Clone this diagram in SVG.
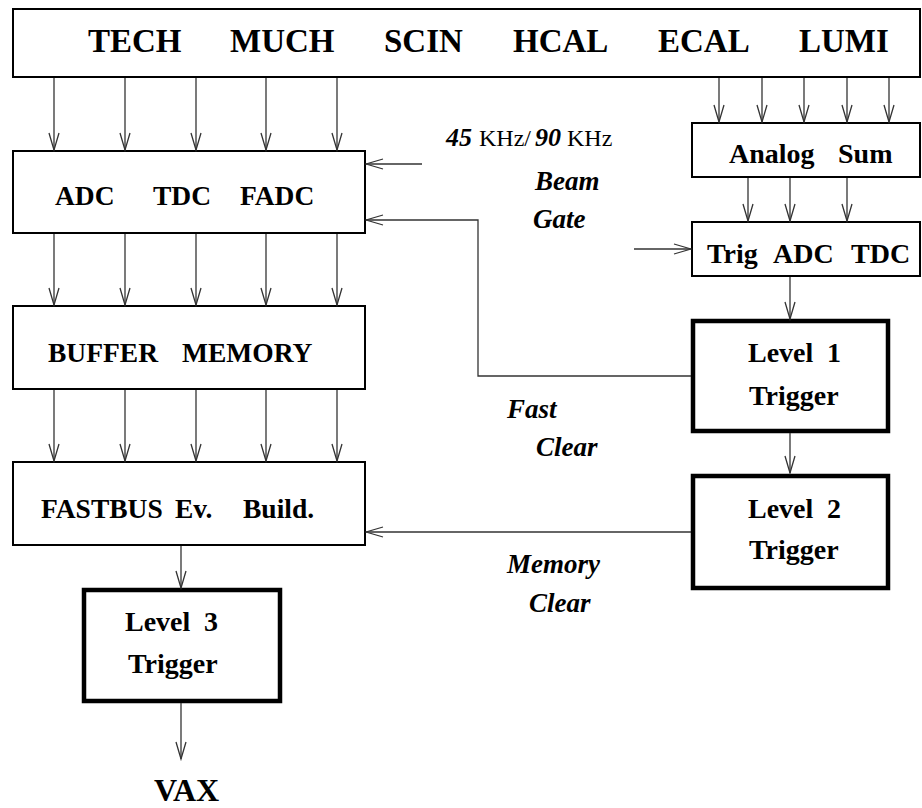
<svg xmlns="http://www.w3.org/2000/svg" width="922" height="808" viewBox="0 0 922 808" font-family="Liberation Serif, Tinos, Times New Roman, DejaVu Serif, serif">
<style>
.box{fill:#fff;stroke:#000;stroke-width:2}
.thick{fill:#fff;stroke:#000;stroke-width:4.5}
.lbl{font-weight:bold;font-size:27.5px;fill:#000}
.top{font-size:33px}
.lvl{font-size:28px}
.it{font-weight:bold;font-style:italic;font-size:27px;fill:#000}
.rm{font-size:24px;fill:#000}
.c{fill:none;stroke:#333;stroke-width:1.3;marker-end:url(#ah)}
</style>
<defs>
<marker id="ah" markerUnits="userSpaceOnUse" markerWidth="20" markerHeight="14" viewBox="-18 -7 20 14" refX="0" refY="0" orient="auto">
<path d="M-17,-5 L0,0 L-17,5" fill="none" stroke="#333" stroke-width="1.3"/>
</marker>
</defs>
<g id="detectors">
<rect class="box" x="13" y="9" width="907" height="68"/>
<text class="lbl top" y="52"><tspan x="88">TECH</tspan><tspan x="230">MUCH</tspan><tspan x="384">SCIN</tspan><tspan x="513">HCAL</tspan><tspan x="658">ECAL</tspan><tspan x="799">LUMI</tspan></text>
</g>
<g id="adc">
<rect class="box" x="13" y="151" width="352" height="82"/>
<text class="lbl" y="205"><tspan x="55">ADC</tspan><tspan x="153">TDC</tspan><tspan x="240">FADC</tspan></text>
</g>
<g id="buffer">
<rect class="box" x="13" y="306" width="352" height="83"/>
<text class="lbl" y="362"><tspan x="48">BUFFER</tspan><tspan x="182">MEMORY</tspan></text>
</g>
<g id="fastbus">
<rect class="box" x="13" y="462" width="352" height="83"/>
<text class="lbl" y="518"><tspan x="41">FASTBUS</tspan><tspan x="175">Ev.</tspan><tspan x="243">Build.</tspan></text>
</g>
<g id="level3">
<rect class="thick" x="84" y="590" width="196" height="111"/>
<text class="lbl lvl" y="631"><tspan x="125">Level</tspan><tspan x="204">3</tspan></text>
<text class="lbl lvl" x="128" y="673">Trigger</text>
</g>
<g id="vax">
<text class="lbl" style="font-size:32px" x="154" y="801">VAX</text>
</g>
<g id="analogsum">
<rect class="box" x="692" y="123" width="228" height="54"/>
<text class="lbl lvl" y="163"><tspan x="729">Analog</tspan><tspan x="838">Sum</tspan></text>
</g>
<g id="trig">
<rect class="box" x="692" y="222" width="228" height="54"/>
<text class="lbl lvl" y="263"><tspan x="707">Trig</tspan><tspan x="773">ADC</tspan><tspan x="851">TDC</tspan></text>
</g>
<g id="level1">
<rect class="thick" x="693" y="321" width="195" height="110"/>
<text class="lbl lvl" y="362"><tspan x="748">Level</tspan><tspan x="827">1</tspan></text>
<text class="lbl lvl" x="749" y="405">Trigger</text>
</g>
<g id="level2">
<rect class="thick" x="693" y="476" width="195" height="112"/>
<text class="lbl lvl" y="518"><tspan x="748">Level</tspan><tspan x="827">2</tspan></text>
<text class="lbl lvl" x="749" y="559">Trigger</text>
</g>
<g id="labels">
<text y="146"><tspan class="it" style="font-size:26px" x="446">45</tspan><tspan class="rm" x="479">KHz/</tspan><tspan class="it" style="font-size:26px" x="535">90</tspan><tspan class="rm" x="567">KHz</tspan></text>
<text class="it" x="535" y="190">Beam</text>
<text class="it" x="533" y="228">Gate</text>
<text class="it" x="507" y="418">Fast</text>
<text class="it" x="536" y="456">Clear</text>
<text class="it" x="507" y="573">Memory</text>
<text class="it" x="529" y="612">Clear</text>
</g>
<g id="connectors">
<path class="c" d="M54,78V150"/>
<path class="c" d="M125,78V150"/>
<path class="c" d="M196,78V150"/>
<path class="c" d="M266,78V150"/>
<path class="c" d="M337,78V150"/>
<path class="c" d="M54,234V305"/>
<path class="c" d="M125,234V305"/>
<path class="c" d="M196,234V305"/>
<path class="c" d="M266,234V305"/>
<path class="c" d="M337,234V305"/>
<path class="c" d="M54,390V461"/>
<path class="c" d="M125,390V461"/>
<path class="c" d="M196,390V461"/>
<path class="c" d="M266,390V461"/>
<path class="c" d="M337,390V461"/>
<path class="c" d="M719,78V122"/>
<path class="c" d="M762,78V122"/>
<path class="c" d="M804,78V122"/>
<path class="c" d="M847,78V122"/>
<path class="c" d="M889,78V122"/>
<path class="c" d="M748,178V221"/>
<path class="c" d="M790,178V221"/>
<path class="c" d="M847,178V221"/>
<path class="c" d="M634,249H691"/>
<path class="c" d="M790,277V319"/>
<path class="c" d="M790,433V473"/>
<path class="c" d="M422,164H366"/>
<path class="c" d="M691,376H478V220H366"/>
<path class="c" d="M691,532H366"/>
<path class="c" d="M181,546V588"/>
<path class="c" d="M181,703V759"/>
</g>
</svg>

━━━

> **Exercise aim**
Quote the data above in full, leaving out the pictures it holds.

> **Result**
Clone this diagram in SVG.
<svg xmlns="http://www.w3.org/2000/svg" width="922" height="808" viewBox="0 0 922 808" font-family="Liberation Serif, Tinos, Times New Roman, DejaVu Serif, serif">
<style>
.box{fill:#fff;stroke:#000;stroke-width:2}
.thick{fill:#fff;stroke:#000;stroke-width:4.5}
.lbl{font-weight:bold;font-size:27.5px;fill:#000}
.top{font-size:33px}
.lvl{font-size:28px}
.it{font-weight:bold;font-style:italic;font-size:27px;fill:#000}
.rm{font-size:24px;fill:#000}
.c{fill:none;stroke:#333;stroke-width:1.3;marker-end:url(#ah)}
</style>
<defs>
<marker id="ah" markerUnits="userSpaceOnUse" markerWidth="20" markerHeight="14" viewBox="-18 -7 20 14" refX="0" refY="0" orient="auto">
<path d="M-17,-5 L0,0 L-17,5" fill="none" stroke="#333" stroke-width="1.3"/>
</marker>
</defs>
<g id="detectors">
<rect class="box" x="13" y="9" width="907" height="68"/>
<text class="lbl top" y="52"><tspan x="88">TECH</tspan><tspan x="230">MUCH</tspan><tspan x="384">SCIN</tspan><tspan x="513">HCAL</tspan><tspan x="658">ECAL</tspan><tspan x="799">LUMI</tspan></text>
</g>
<g id="adc">
<rect class="box" x="13" y="151" width="352" height="82"/>
<text class="lbl" y="205"><tspan x="55">ADC</tspan><tspan x="153">TDC</tspan><tspan x="240">FADC</tspan></text>
</g>
<g id="buffer">
<rect class="box" x="13" y="306" width="352" height="83"/>
<text class="lbl" y="362"><tspan x="48">BUFFER</tspan><tspan x="182">MEMORY</tspan></text>
</g>
<g id="fastbus">
<rect class="box" x="13" y="462" width="352" height="83"/>
<text class="lbl" y="518"><tspan x="41">FASTBUS</tspan><tspan x="175">Ev.</tspan><tspan x="243">Build.</tspan></text>
</g>
<g id="level3">
<rect class="thick" x="84" y="590" width="196" height="111"/>
<text class="lbl lvl" y="631"><tspan x="125">Level</tspan><tspan x="204">3</tspan></text>
<text class="lbl lvl" x="128" y="673">Trigger</text>
</g>
<g id="vax">
<text class="lbl" style="font-size:32px" x="154" y="801">VAX</text>
</g>
<g id="analogsum">
<rect class="box" x="692" y="123" width="228" height="54"/>
<text class="lbl lvl" y="163"><tspan x="729">Analog</tspan><tspan x="838">Sum</tspan></text>
</g>
<g id="trig">
<rect class="box" x="692" y="222" width="228" height="54"/>
<text class="lbl lvl" y="263"><tspan x="707">Trig</tspan><tspan x="773">ADC</tspan><tspan x="851">TDC</tspan></text>
</g>
<g id="level1">
<rect class="thick" x="693" y="321" width="195" height="110"/>
<text class="lbl lvl" y="362"><tspan x="748">Level</tspan><tspan x="827">1</tspan></text>
<text class="lbl lvl" x="749" y="405">Trigger</text>
</g>
<g id="level2">
<rect class="thick" x="693" y="476" width="195" height="112"/>
<text class="lbl lvl" y="518"><tspan x="748">Level</tspan><tspan x="827">2</tspan></text>
<text class="lbl lvl" x="749" y="559">Trigger</text>
</g>
<g id="labels">
<text y="146"><tspan class="it" style="font-size:26px" x="446">45</tspan><tspan class="rm" x="479">KHz/</tspan><tspan class="it" style="font-size:26px" x="535">90</tspan><tspan class="rm" x="567">KHz</tspan></text>
<text class="it" x="535" y="190">Beam</text>
<text class="it" x="533" y="228">Gate</text>
<text class="it" x="507" y="418">Fast</text>
<text class="it" x="536" y="456">Clear</text>
<text class="it" x="507" y="573">Memory</text>
<text class="it" x="529" y="612">Clear</text>
</g>
<g id="connectors">
<path class="c" d="M54,78V150"/>
<path class="c" d="M125,78V150"/>
<path class="c" d="M196,78V150"/>
<path class="c" d="M266,78V150"/>
<path class="c" d="M337,78V150"/>
<path class="c" d="M54,234V305"/>
<path class="c" d="M125,234V305"/>
<path class="c" d="M196,234V305"/>
<path class="c" d="M266,234V305"/>
<path class="c" d="M337,234V305"/>
<path class="c" d="M54,390V461"/>
<path class="c" d="M125,390V461"/>
<path class="c" d="M196,390V461"/>
<path class="c" d="M266,390V461"/>
<path class="c" d="M337,390V461"/>
<path class="c" d="M719,78V122"/>
<path class="c" d="M762,78V122"/>
<path class="c" d="M804,78V122"/>
<path class="c" d="M847,78V122"/>
<path class="c" d="M889,78V122"/>
<path class="c" d="M748,178V221"/>
<path class="c" d="M790,178V221"/>
<path class="c" d="M847,178V221"/>
<path class="c" d="M634,249H691"/>
<path class="c" d="M790,277V319"/>
<path class="c" d="M790,433V473"/>
<path class="c" d="M422,164H366"/>
<path class="c" d="M691,376H478V220H366"/>
<path class="c" d="M691,532H366"/>
<path class="c" d="M181,546V588"/>
<path class="c" d="M181,703V759"/>
</g>
</svg>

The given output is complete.